AIM - Below this line is a listing that includes pictures. Copy exactly, and only, the lines from the one containing "Convert this chart to Chart.js code." through the one containing "0.1, 0.05, 0];"; the pictures do not go in the copy.

RECORDS FOR THIS EXERCISE -
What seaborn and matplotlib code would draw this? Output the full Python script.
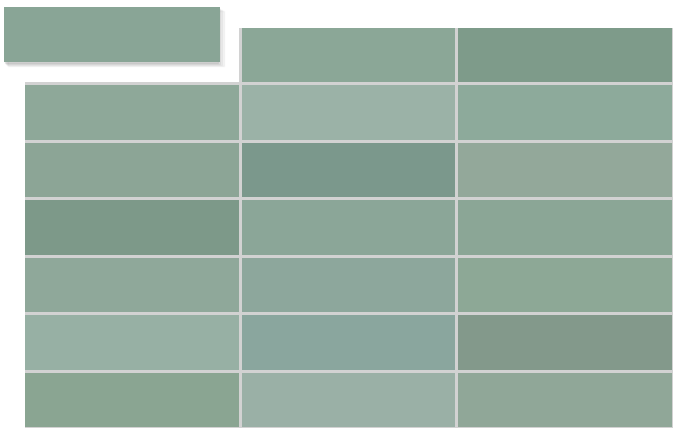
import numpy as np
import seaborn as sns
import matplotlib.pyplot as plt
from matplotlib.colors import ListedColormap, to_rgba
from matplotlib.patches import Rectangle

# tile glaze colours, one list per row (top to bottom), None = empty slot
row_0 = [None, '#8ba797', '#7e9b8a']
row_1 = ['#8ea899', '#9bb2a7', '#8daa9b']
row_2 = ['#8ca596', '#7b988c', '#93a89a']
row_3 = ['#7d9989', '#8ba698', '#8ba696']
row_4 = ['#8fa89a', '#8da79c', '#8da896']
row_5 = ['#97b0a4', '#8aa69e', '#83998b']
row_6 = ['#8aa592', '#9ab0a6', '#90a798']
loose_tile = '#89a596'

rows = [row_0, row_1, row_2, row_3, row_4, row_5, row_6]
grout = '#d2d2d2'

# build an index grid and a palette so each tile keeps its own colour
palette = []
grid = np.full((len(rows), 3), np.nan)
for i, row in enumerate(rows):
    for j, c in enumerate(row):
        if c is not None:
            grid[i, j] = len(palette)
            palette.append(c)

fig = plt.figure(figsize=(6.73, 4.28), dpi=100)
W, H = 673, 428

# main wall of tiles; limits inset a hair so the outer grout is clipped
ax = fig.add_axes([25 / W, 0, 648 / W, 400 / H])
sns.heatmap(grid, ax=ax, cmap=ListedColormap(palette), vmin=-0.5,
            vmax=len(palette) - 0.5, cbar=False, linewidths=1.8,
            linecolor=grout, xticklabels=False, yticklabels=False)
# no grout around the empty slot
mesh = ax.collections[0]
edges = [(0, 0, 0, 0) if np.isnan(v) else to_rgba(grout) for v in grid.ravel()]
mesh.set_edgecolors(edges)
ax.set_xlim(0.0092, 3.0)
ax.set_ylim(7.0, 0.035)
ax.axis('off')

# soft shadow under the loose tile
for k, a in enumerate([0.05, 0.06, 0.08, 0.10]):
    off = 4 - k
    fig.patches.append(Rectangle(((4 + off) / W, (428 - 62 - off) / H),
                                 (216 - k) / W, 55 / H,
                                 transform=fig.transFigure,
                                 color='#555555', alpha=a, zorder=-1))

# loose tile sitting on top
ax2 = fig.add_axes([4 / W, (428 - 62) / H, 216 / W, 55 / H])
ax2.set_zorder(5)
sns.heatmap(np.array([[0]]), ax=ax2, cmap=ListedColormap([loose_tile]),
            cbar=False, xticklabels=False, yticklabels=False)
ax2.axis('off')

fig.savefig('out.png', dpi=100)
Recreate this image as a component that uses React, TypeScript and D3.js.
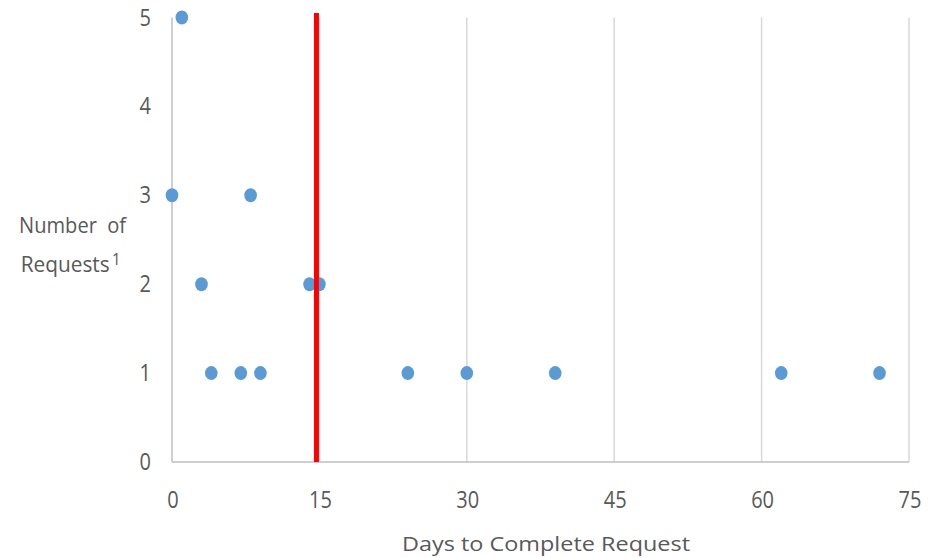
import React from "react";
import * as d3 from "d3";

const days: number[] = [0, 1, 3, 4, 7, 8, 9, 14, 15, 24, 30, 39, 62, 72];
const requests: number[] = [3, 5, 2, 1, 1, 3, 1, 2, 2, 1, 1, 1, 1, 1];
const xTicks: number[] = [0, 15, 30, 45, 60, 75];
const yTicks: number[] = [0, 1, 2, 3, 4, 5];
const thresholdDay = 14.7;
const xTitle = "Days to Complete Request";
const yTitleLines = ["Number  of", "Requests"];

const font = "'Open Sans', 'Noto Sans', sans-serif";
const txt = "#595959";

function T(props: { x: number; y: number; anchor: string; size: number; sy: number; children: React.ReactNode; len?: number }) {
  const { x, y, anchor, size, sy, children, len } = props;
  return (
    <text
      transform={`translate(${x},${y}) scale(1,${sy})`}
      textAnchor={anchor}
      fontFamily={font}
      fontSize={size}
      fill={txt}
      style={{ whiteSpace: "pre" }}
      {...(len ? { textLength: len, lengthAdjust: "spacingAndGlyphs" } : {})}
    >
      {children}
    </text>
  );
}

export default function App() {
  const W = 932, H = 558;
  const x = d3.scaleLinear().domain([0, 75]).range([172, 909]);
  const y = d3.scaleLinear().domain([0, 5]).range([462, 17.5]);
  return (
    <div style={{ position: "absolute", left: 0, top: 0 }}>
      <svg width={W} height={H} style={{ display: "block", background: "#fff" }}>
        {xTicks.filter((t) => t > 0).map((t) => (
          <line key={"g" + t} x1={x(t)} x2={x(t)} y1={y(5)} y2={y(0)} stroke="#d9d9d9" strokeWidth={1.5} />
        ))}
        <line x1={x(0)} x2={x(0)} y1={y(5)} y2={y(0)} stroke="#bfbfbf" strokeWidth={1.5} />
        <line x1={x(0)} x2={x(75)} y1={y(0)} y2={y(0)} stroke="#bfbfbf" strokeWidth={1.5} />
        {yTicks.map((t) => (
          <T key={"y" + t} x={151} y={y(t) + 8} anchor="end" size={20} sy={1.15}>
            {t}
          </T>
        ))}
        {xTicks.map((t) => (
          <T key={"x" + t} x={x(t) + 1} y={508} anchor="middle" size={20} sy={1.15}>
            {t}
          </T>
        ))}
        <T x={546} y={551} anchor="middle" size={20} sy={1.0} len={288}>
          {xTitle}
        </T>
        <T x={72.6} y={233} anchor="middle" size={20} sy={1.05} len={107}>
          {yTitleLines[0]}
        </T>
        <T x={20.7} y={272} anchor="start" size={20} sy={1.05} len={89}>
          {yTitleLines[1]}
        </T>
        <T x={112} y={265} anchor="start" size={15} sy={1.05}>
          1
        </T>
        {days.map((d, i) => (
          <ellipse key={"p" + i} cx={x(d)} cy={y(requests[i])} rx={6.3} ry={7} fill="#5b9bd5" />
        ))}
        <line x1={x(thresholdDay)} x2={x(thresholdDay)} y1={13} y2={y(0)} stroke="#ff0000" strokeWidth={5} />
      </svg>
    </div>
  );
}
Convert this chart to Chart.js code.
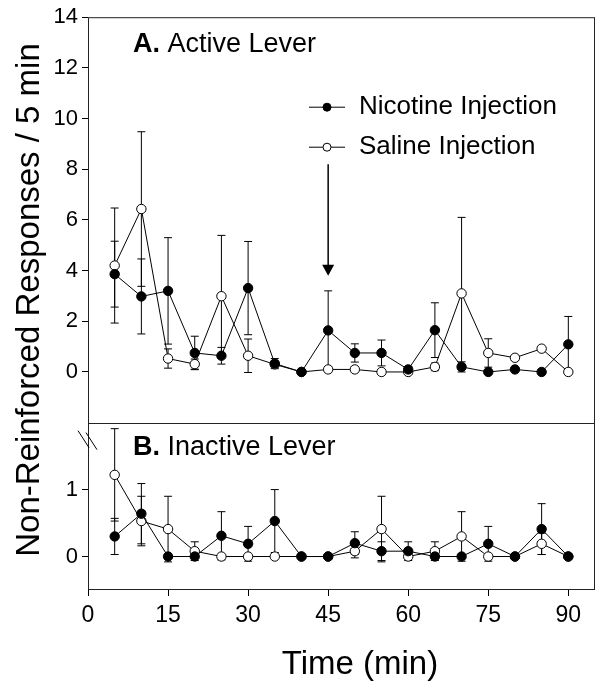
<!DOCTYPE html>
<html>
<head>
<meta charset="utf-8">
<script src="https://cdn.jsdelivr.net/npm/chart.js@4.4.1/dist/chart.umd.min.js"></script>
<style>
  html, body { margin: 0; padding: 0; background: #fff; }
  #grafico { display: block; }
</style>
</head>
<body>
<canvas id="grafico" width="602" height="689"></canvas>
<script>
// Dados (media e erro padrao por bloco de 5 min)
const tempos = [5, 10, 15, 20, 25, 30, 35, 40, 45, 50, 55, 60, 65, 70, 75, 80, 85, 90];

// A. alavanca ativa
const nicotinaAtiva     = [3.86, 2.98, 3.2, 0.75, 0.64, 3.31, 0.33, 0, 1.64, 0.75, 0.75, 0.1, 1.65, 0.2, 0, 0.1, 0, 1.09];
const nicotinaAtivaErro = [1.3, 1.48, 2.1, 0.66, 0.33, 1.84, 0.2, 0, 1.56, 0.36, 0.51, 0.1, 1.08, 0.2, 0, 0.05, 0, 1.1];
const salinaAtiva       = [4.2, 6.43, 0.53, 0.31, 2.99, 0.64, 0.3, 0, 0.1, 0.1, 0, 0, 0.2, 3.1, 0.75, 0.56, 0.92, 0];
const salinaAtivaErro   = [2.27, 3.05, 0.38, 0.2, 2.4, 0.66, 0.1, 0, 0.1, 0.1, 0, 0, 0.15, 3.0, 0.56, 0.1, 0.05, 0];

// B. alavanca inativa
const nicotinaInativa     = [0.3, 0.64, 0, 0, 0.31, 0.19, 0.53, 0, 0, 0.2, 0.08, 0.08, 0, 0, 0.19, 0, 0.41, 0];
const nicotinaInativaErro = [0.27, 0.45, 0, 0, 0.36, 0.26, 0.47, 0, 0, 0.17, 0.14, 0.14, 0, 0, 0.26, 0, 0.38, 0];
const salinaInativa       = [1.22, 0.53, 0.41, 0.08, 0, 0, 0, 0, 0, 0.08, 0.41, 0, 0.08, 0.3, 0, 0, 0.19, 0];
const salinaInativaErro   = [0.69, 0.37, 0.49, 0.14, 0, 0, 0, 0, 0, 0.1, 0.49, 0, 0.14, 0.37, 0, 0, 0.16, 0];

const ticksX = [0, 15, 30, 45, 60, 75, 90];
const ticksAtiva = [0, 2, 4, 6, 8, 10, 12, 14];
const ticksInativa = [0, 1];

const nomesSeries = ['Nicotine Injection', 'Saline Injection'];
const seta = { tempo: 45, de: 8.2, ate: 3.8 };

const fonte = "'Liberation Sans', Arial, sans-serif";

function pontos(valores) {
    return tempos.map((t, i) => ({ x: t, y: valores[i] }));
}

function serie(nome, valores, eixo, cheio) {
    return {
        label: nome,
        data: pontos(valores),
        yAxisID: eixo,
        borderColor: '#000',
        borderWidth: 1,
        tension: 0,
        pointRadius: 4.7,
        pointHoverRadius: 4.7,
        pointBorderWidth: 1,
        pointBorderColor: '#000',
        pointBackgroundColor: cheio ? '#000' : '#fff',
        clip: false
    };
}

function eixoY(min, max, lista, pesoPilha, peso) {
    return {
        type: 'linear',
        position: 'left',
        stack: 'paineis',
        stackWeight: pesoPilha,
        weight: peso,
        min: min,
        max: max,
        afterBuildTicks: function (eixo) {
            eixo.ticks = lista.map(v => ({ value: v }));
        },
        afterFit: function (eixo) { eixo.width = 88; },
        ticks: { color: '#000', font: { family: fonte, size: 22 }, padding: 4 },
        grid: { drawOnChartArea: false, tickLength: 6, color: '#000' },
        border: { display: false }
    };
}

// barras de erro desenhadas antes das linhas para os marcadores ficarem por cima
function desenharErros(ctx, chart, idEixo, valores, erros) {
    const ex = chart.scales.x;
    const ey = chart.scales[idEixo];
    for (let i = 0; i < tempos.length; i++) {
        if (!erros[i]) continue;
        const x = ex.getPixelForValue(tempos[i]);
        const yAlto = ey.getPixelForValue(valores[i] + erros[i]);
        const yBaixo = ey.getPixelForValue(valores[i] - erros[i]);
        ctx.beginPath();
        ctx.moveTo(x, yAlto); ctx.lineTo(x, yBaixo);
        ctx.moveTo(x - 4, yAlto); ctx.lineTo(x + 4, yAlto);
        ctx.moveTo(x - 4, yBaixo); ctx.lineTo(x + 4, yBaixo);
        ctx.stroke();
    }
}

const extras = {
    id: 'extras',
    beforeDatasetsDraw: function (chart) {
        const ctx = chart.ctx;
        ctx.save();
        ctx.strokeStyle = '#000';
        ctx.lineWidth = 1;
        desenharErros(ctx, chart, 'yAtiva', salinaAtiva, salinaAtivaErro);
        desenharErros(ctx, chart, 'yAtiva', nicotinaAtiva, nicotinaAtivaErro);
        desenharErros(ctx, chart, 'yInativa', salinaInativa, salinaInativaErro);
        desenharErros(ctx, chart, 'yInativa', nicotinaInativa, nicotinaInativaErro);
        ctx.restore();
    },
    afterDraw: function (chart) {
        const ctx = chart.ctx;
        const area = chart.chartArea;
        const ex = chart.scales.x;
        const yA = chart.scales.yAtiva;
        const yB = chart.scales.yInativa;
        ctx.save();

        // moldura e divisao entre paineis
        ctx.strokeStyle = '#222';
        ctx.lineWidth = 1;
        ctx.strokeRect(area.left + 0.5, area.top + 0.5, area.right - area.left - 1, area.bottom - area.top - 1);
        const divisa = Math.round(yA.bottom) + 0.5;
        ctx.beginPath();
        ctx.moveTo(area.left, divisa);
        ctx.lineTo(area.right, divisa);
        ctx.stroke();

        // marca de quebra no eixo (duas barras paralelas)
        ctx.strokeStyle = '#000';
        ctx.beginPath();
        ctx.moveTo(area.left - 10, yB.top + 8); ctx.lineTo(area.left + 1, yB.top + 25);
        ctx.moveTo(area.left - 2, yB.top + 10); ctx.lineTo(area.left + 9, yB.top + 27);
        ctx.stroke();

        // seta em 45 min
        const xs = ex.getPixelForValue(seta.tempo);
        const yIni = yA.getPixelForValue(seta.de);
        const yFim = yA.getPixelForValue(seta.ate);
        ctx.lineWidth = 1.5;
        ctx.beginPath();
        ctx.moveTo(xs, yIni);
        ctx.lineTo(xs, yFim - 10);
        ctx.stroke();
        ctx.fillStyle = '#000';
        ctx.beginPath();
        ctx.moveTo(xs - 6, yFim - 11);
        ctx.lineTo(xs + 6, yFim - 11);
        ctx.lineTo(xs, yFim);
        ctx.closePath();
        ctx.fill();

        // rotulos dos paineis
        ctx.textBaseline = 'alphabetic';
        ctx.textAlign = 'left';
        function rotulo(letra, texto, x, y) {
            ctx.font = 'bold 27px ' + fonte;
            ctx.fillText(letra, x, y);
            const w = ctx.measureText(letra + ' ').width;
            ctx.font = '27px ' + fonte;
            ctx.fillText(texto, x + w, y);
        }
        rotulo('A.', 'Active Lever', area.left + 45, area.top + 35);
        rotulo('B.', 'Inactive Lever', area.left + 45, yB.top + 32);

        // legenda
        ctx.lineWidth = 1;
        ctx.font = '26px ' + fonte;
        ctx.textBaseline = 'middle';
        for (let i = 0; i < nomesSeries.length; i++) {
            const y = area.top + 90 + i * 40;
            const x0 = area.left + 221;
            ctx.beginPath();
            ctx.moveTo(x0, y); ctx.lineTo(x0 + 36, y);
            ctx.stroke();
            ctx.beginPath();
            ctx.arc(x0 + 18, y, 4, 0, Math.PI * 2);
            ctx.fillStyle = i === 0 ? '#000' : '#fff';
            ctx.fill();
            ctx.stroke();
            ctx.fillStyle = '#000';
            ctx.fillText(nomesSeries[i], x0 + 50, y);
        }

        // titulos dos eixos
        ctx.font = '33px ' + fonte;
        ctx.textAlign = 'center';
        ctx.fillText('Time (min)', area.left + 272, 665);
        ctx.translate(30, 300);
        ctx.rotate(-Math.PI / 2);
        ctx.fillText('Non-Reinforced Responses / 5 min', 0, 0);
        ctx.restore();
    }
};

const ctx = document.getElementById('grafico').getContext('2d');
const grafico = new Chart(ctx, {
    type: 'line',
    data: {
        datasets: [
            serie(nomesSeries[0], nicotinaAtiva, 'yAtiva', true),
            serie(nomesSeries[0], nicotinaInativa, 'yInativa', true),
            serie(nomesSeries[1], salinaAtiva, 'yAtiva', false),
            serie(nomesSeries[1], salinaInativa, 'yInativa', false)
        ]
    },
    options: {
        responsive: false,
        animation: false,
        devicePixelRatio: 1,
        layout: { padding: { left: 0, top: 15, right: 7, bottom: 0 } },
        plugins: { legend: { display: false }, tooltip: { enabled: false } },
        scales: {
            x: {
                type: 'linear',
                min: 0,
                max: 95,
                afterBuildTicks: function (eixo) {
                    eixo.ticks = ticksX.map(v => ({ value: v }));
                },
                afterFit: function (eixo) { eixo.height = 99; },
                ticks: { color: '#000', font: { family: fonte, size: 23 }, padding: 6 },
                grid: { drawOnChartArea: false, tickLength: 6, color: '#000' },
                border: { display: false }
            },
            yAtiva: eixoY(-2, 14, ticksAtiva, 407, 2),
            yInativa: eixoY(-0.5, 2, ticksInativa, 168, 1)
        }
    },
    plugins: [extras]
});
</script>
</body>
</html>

SOLVED EXERCISE -
Convert this chart to Chart.js code.
<!DOCTYPE html>
<html>
<head>
<meta charset="utf-8">
<script src="https://cdn.jsdelivr.net/npm/chart.js@4.4.1/dist/chart.umd.min.js"></script>
<style>
  html, body { margin: 0; padding: 0; background: #fff; }
  #grafico { display: block; }
</style>
</head>
<body>
<canvas id="grafico" width="602" height="689"></canvas>
<script>
// Dados (media e erro padrao por bloco de 5 min)
const tempos = [5, 10, 15, 20, 25, 30, 35, 40, 45, 50, 55, 60, 65, 70, 75, 80, 85, 90];

// A. alavanca ativa
const nicotinaAtiva     = [3.86, 2.98, 3.2, 0.75, 0.64, 3.31, 0.33, 0, 1.64, 0.75, 0.75, 0.1, 1.65, 0.2, 0, 0.1, 0, 1.09];
const nicotinaAtivaErro = [1.3, 1.48, 2.1, 0.66, 0.33, 1.84, 0.2, 0, 1.56, 0.36, 0.51, 0.1, 1.08, 0.2, 0, 0.05, 0, 1.1];
const salinaAtiva       = [4.2, 6.43, 0.53, 0.31, 2.99, 0.64, 0.3, 0, 0.1, 0.1, 0, 0, 0.2, 3.1, 0.75, 0.56, 0.92, 0];
const salinaAtivaErro   = [2.27, 3.05, 0.38, 0.2, 2.4, 0.66, 0.1, 0, 0.1, 0.1, 0, 0, 0.15, 3.0, 0.56, 0.1, 0.05, 0];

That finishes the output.